In spite of what council members said was years of agitating and trying to mobilize elected officials, their complaints have fallen mostly on deaf ears. Things only started to gain momentum when the Native American Disability Law Center — a public interest firm based in Farmington, New Mexico, which has represented Havasupai clients in different cases since 2014 — decided to focus its resources on filing a lawsuit to improve the school. Council members only wish it had happened sooner.

"The tribe should have done that many, many years ago," Kaska said of the lawsuit. "It should have been done from the beginning."

Meanwhile, attorneys for the BIE have filed a motion to strike the complaint. They don't deny the allegations. Rather, they argue the complaint was too long and complicated to move forward with any concrete legal proceedings.

"[The complaint] is verbose, repetitive and argumentative," the filing reads. "The court should therefore require plaintiffs ... to 'streamline and reorganize [it] before ... 'requiring defendants to file an answer.'"

Attorneys for the children, in turn, filed an opposition to the motion to strike on April 21.

"Defendants make essentially no substantive arguments as to prejudice," the opposition reads. "[Their] argument consists of listing numbers of paragraphs in the complaint and affixing labels like 'argumentative' or 'repetitive' to them, without touching the substance or tying these labels to any actual prejudice to defendants."

Zak Cheney-Rice/Mic

Both the BIE and Havasupai Elementary School declined Mic's request for comment on this story. The original complaint — which clocks in at 97 pages — asks that the bureau be found in violation of federal law. It also asks that the BIE cover plaintiffs' legal fees, and "provide appropriate compensatory and remedial education for all" current and former students named in the complaint. A long legal battle is expected to follow. But the Havasupai parents see it as a last-ditch effort to salvage their kids’ educational future. They are ready to fight.

Later that same afternoon, a short walk down the road, Stephen's grandparents sit outside the Havasupai Head Start facility. The interior of the tiny building is adorned with bright primary colors, and the walls are lined with animal cutouts captioned with their Havasupai names.
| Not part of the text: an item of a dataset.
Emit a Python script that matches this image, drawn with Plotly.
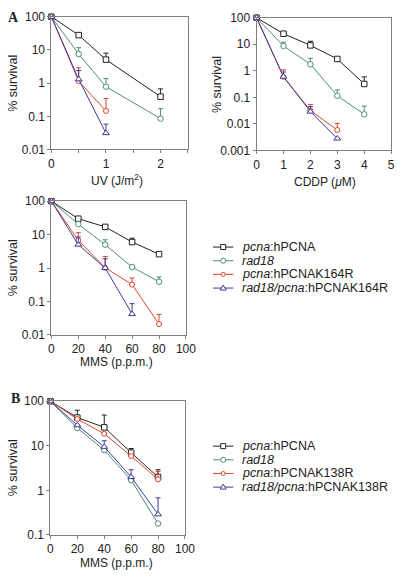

Preschool and kindergarten-age children on the reservation go to the Head Start program before attending the elementary school.

Frank and Sarah seem tired as they lower themselves onto a bench in the playground and begin speaking in steady, measured tones. Their grandson's struggles — and the school's failures — have clearly taken their toll on the pair.

"I would like for [Stephen] to be educated enough to go out and get a job on the outside," Frank said of his hopes for his grandson. "I don't want him stuck down here [on the reservation], because there's hardly any jobs, unless you get a job with the tribe, that's not seasonal, like [tourism] ... I'd like for him to be able to find a job and support himself."

Frank and Sarah know that time is running out for Stephen to get through sixth grade on anything resembling a normal timeline. Their immediate hope is to get him back on a regular, weekly school schedule. Beyond that, they want him to attend "better" schools in California or Oklahoma — even though it would require sending him off the reservation. But they also know the lawsuit could drag on for years. And there's no guarantee that compensation from the BIE is forthcoming.

"I'm trying to get the school and the BIE to live up to their obligations and teach our kids," Frank says, his head bowed with fatigue. "It's time somebody did something about it."